Model reduction has been shown to be a very effective method for reducing the computational burden of large-scale simulations. Model reduction techniques preserve much of the physical knowledge of the system and primarily seek to remove components from the model that do not provide significant information of interest. Proper Orthogonal Decomposition (POD) is a model reduction technique by which a system of ordinary equations is projected onto a much smaller subspace in such a way that the span of the subspace is equal to the span of the original full model space. Basically, the POD technique selects a small number of orthonormal basis functions (principal components) that span the spatial variability of the solutions.
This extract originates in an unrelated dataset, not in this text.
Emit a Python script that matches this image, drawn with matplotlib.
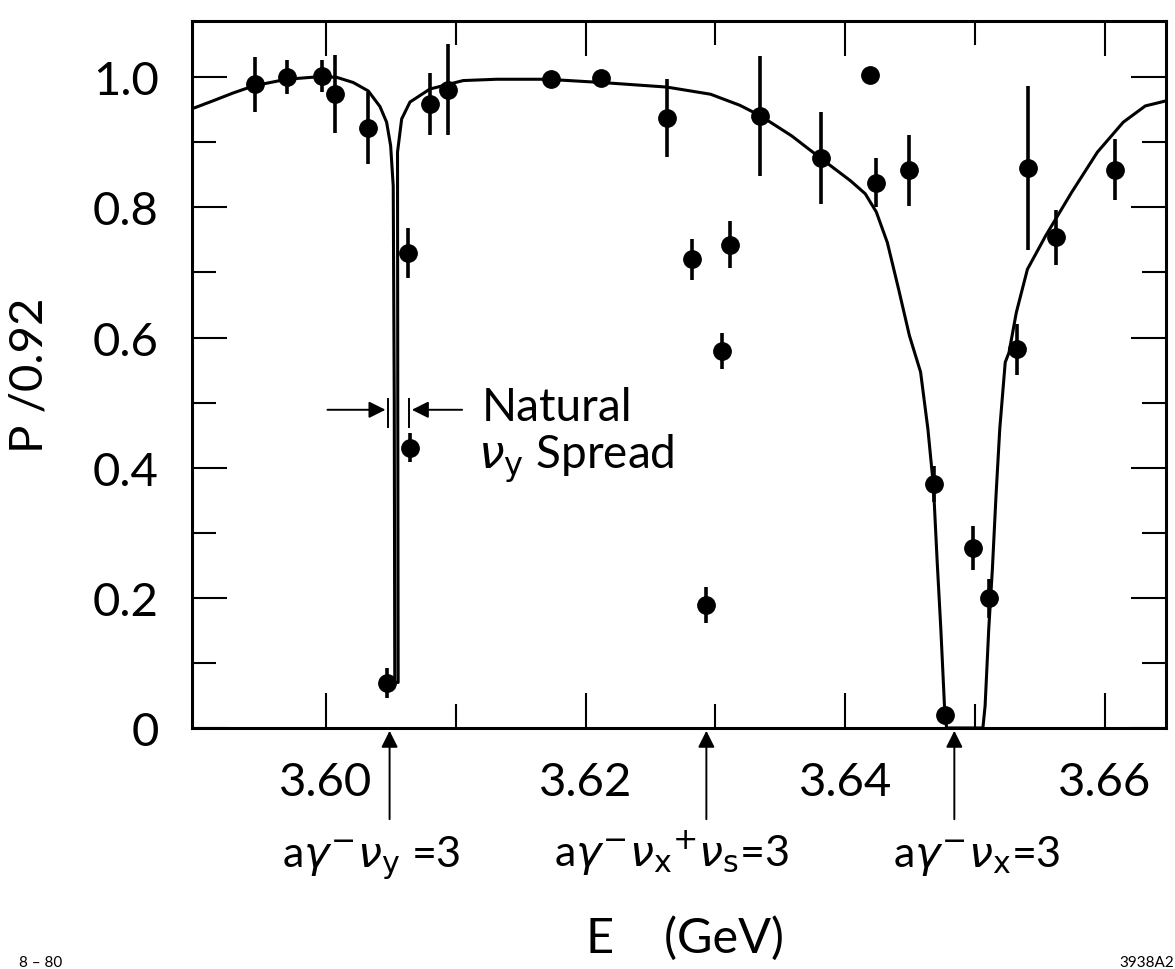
import matplotlib
matplotlib.use('Agg')
import matplotlib.pyplot as plt
from matplotlib.ticker import MultipleLocator, FixedLocator, FixedFormatter

##############################################################################

# measured points: energy (GeV), P/0.92, error
energy = [3.5945, 3.5970, 3.5997, 3.6007, 3.6032, 3.6047, 3.6063, 3.6065,
          3.6080, 3.6094, 3.6173, 3.6212, 3.6263, 3.6282, 3.6293, 3.6305,
          3.6311, 3.6334, 3.6381, 3.6419, 3.6424, 3.6449, 3.6468, 3.6477,
          3.6498, 3.6511, 3.6532, 3.6541, 3.6562, 3.6608]
pol = [0.989, 1.000, 1.002, 0.974, 0.922, 0.069, 0.730, 0.431,
       0.959, 0.981, 0.997, 0.999, 0.938, 0.720, 0.189, 0.579,
       0.743, 0.941, 0.876, 1.003, 0.838, 0.857, 0.375, 0.020,
       0.277, 0.199, 0.582, 0.861, 0.754, 0.858]
pol_err = [0.042, 0.026, 0.024, 0.060, 0.055, 0.023, 0.039, 0.023,
           0.047, 0.070, 0.0, 0.0, 0.060, 0.032, 0.027, 0.028,
           0.036, 0.092, 0.070, 0.0, 0.038, 0.055, 0.027, 0.0,
           0.034, 0.030, 0.039, 0.126, 0.042, 0.047]

# theory curve
curve_e = [3.58973, 3.59132, 3.59286, 3.59446, 3.59697, 3.59954, 3.60082,
           3.60210, 3.60326, 3.60416, 3.60467, 3.60498, 3.60518, 3.60526,
           3.60530, 3.60556, 3.60553, 3.60551, 3.60583, 3.60647, 3.60801,
           3.61057, 3.61315, 3.61700, 3.62123, 3.62624, 3.62962, 3.63188,
           3.63345, 3.63587, 3.63808, 3.64040, 3.64154, 3.64239, 3.64324,
           3.64410, 3.64494, 3.64580, 3.64636, 3.64679, 3.64708, 3.64736,
           3.64764, 3.64780, 3.65060, 3.65077, 3.65105, 3.65133, 3.65161,
           3.65190, 3.65232, 3.65261, 3.65318, 3.65403, 3.65545, 3.65743,
           3.65942, 3.66141, 3.66311, 3.66496]
curve_p = [0.952, 0.964, 0.976, 0.987, 0.997, 1.001, 1.000,
           0.992, 0.979, 0.955, 0.931, 0.895, 0.833, 0.500,
           0.070, 0.070, 0.500, 0.885, 0.936, 0.962, 0.982,
           0.995, 0.997, 0.997, 0.992, 0.985, 0.974, 0.957,
           0.941, 0.910, 0.876, 0.841, 0.821, 0.793, 0.746,
           0.675, 0.603, 0.547, 0.460, 0.372, 0.255, 0.152,
           0.034, 0.0, 0.0, 0.034, 0.152, 0.244, 0.357,
           0.460, 0.562, 0.577, 0.639, 0.705, 0.757, 0.823,
           0.885, 0.931, 0.956, 0.965]

resonances = [3.6049, 3.6293, 3.6484]
resonance_labels = [r'a$\gamma^{-}\nu_{\mathrm{y}}$ =3',
                    r'a$\gamma^{-}\nu_{\mathrm{x}}{}^{+}\nu_{\mathrm{s}}$=3',
                    r'a$\gamma^{-}\nu_{\mathrm{x}}$=3']
label_xfig = [0.316, 0.572, 0.831]

x_ticks = [3.60, 3.62, 3.64, 3.66]
x_labels = ['3.60', '3.62', '3.64', '3.66']
y_ticks = [0, 0.2, 0.4, 0.6, 0.8, 1.0]
y_labels = ['0', '0.2', '0.4', '0.6', '0.8', '1.0']

spread_lo, spread_hi = 3.6048, 3.6064

##############################################################################

plt.rcParams['font.family'] = ['Lato', 'DejaVu Sans']
plt.rcParams['mathtext.fontset'] = 'dejavusans'

fig = plt.figure(figsize=(11.75, 9.7), dpi=100)
ax = fig.add_axes([0.1634, 0.2485, 0.8289, 0.7288])

ax.plot(curve_e, curve_p, color='black', lw=2.2)
ax.errorbar(energy, pol, yerr=pol_err, fmt='o', color='black', ms=12.5,
            elinewidth=2.6, capsize=0)

ax.set_xlim(3.58968, 3.6647)
ax.set_ylim(0, 1.0865)

ax.xaxis.set_major_locator(FixedLocator(x_ticks))
ax.xaxis.set_major_formatter(FixedFormatter(x_labels))
ax.xaxis.set_minor_locator(FixedLocator([3.61, 3.63, 3.65]))
ax.yaxis.set_major_locator(FixedLocator(y_ticks))
ax.yaxis.set_major_formatter(FixedFormatter(y_labels))
ax.yaxis.set_minor_locator(MultipleLocator(0.1))

ax.tick_params(which='both', direction='in', top=True, right=True,
               width=1.5, labelsize=34)
ax.tick_params(which='major', length=25)
ax.tick_params(which='minor', length=17)
ax.tick_params(axis='x', pad=24)
ax.tick_params(axis='y', pad=24)
for s in ax.spines.values():
    s.set_linewidth(2.2)

ax.set_ylabel('P /0.92', fontsize=34, labelpad=30)

# natural spread marker
ax.annotate('', xy=(spread_lo, 0.489), xytext=(3.5999, 0.489),
            arrowprops=dict(arrowstyle='-|>', color='black', lw=1.4,
                            mutation_scale=25))
ax.annotate('', xy=(spread_hi, 0.489), xytext=(3.6107, 0.489),
            arrowprops=dict(arrowstyle='-|>', color='black', lw=1.4,
                            mutation_scale=25))
ax.plot([spread_lo, spread_lo], [0.462, 0.506], color='black', lw=1.4)
ax.plot([spread_hi, spread_hi], [0.462, 0.506], color='black', lw=1.4)
ax.text(3.6120, 0.473, 'Natural', fontsize=33)
ax.text(3.6117, 0.401, r'$\nu_{\mathrm{y}}$ Spread', fontsize=33)

# resonance arrows below the axis
for xr, lab, xf in zip(resonances, resonance_labels, label_xfig):
    ax.annotate('', xy=(xr, 0), xycoords='data',
                xytext=(xr, -0.133), textcoords=('data', 'axes fraction'),
                arrowprops=dict(arrowstyle='-|>', color='black', lw=1.4,
                                mutation_scale=25), annotation_clip=False)
    fig.text(xf, 0.106, lab, fontsize=31, ha='center', va='baseline')

fig.text(0.583, 0.018, 'E    (GeV)', fontsize=35, ha='center', va='baseline')
fig.text(0.016, 0.0, '8 \u2013 80', fontsize=11, ha='left', va='bottom')
fig.text(0.999, 0.0, '3938A2', fontsize=11, ha='right', va='bottom')

fig.savefig('out.png', dpi=100)
plt.close()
In this way the state variable (head) is approximated by a linear combination of these basis functions and, using a Galerkin projection, the dimension of the problem is significantly reduced. It has been shown that for a highly discritized model, the reduced model can be two to three orders of magnitude smaller than the original model and runs 1,000 faster. More importantly, the reduced model captures the dominating characteristics of the full model and produces sufficiently accurate solutions. One of the major tasks in the development of the reduced model is the selection of snapshots which are used to determine the dominant eigenvectors. This paper discusses ways to optimize the snapshot selection. Additionally, the paper also discusses applications of the reduced model to parameter estimation, Monte Carlo simulation and experimental design in groundwater modeling.